> [YOUR GOAL]:
Can you write out all the lines word for word, with no pictures?

[start DATA SECTION]

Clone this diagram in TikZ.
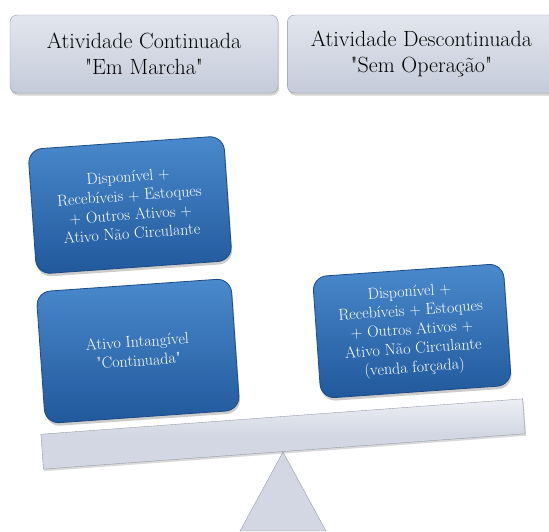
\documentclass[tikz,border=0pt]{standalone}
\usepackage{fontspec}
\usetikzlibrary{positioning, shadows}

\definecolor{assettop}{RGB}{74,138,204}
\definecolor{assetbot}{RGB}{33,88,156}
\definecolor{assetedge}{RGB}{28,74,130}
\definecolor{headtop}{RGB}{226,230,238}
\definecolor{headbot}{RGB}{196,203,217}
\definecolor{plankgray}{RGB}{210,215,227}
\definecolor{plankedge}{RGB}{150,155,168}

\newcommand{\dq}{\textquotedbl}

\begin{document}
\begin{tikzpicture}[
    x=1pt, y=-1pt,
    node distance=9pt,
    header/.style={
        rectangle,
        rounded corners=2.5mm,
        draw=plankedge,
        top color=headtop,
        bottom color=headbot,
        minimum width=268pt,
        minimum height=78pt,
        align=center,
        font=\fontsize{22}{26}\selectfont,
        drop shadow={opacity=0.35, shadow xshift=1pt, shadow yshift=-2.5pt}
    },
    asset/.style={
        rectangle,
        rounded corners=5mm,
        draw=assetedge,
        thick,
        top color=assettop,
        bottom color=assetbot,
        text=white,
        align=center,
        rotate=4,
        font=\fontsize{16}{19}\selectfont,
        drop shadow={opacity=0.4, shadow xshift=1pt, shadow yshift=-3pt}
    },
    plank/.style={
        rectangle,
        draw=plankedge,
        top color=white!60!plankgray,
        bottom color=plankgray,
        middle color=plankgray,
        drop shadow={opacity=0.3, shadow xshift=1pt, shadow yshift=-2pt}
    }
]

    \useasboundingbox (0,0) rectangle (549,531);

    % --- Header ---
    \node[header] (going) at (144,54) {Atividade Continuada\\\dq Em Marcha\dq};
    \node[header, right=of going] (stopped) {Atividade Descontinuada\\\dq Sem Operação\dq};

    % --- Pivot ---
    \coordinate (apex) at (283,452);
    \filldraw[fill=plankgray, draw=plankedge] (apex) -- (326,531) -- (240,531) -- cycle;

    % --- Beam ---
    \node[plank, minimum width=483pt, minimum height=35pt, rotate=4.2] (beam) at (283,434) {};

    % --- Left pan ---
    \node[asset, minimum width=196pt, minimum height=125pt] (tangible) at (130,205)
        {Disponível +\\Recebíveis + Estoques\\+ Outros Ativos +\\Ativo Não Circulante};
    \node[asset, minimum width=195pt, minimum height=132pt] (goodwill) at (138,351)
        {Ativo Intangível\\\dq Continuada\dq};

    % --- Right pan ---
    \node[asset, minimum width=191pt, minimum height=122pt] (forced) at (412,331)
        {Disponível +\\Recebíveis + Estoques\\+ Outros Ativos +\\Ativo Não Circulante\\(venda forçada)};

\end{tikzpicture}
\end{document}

[end DATA SECTION]

> [RESULT FOR THIS TASK]:
Clone this diagram in TikZ.
\documentclass[tikz,border=0pt]{standalone}
\usepackage{fontspec}
\usetikzlibrary{positioning, shadows}

\definecolor{assettop}{RGB}{74,138,204}
\definecolor{assetbot}{RGB}{33,88,156}
\definecolor{assetedge}{RGB}{28,74,130}
\definecolor{headtop}{RGB}{226,230,238}
\definecolor{headbot}{RGB}{196,203,217}
\definecolor{plankgray}{RGB}{210,215,227}
\definecolor{plankedge}{RGB}{150,155,168}

\newcommand{\dq}{\textquotedbl}

\begin{document}
\begin{tikzpicture}[
    x=1pt, y=-1pt,
    node distance=9pt,
    header/.style={
        rectangle,
        rounded corners=2.5mm,
        draw=plankedge,
        top color=headtop,
        bottom color=headbot,
        minimum width=268pt,
        minimum height=78pt,
        align=center,
        font=\fontsize{22}{26}\selectfont,
        drop shadow={opacity=0.35, shadow xshift=1pt, shadow yshift=-2.5pt}
    },
    asset/.style={
        rectangle,
        rounded corners=5mm,
        draw=assetedge,
        thick,
        top color=assettop,
        bottom color=assetbot,
        text=white,
        align=center,
        rotate=4,
        font=\fontsize{16}{19}\selectfont,
        drop shadow={opacity=0.4, shadow xshift=1pt, shadow yshift=-3pt}
    },
    plank/.style={
        rectangle,
        draw=plankedge,
        top color=white!60!plankgray,
        bottom color=plankgray,
        middle color=plankgray,
        drop shadow={opacity=0.3, shadow xshift=1pt, shadow yshift=-2pt}
    }
]

    \useasboundingbox (0,0) rectangle (549,531);

    % --- Header ---
    \node[header] (going) at (144,54) {Atividade Continuada\\\dq Em Marcha\dq};
    \node[header, right=of going] (stopped) {Atividade Descontinuada\\\dq Sem Operação\dq};

    % --- Pivot ---
    \coordinate (apex) at (283,452);
    \filldraw[fill=plankgray, draw=plankedge] (apex) -- (326,531) -- (240,531) -- cycle;

    % --- Beam ---
    \node[plank, minimum width=483pt, minimum height=35pt, rotate=4.2] (beam) at (283,434) {};

    % --- Left pan ---
    \node[asset, minimum width=196pt, minimum height=125pt] (tangible) at (130,205)
        {Disponível +\\Recebíveis + Estoques\\+ Outros Ativos +\\Ativo Não Circulante};
    \node[asset, minimum width=195pt, minimum height=132pt] (goodwill) at (138,351)
        {Ativo Intangível\\\dq Continuada\dq};

    % --- Right pan ---
    \node[asset, minimum width=191pt, minimum height=122pt] (forced) at (412,331)
        {Disponível +\\Recebíveis + Estoques\\+ Outros Ativos +\\Ativo Não Circulante\\(venda forçada)};

\end{tikzpicture}
\end{document}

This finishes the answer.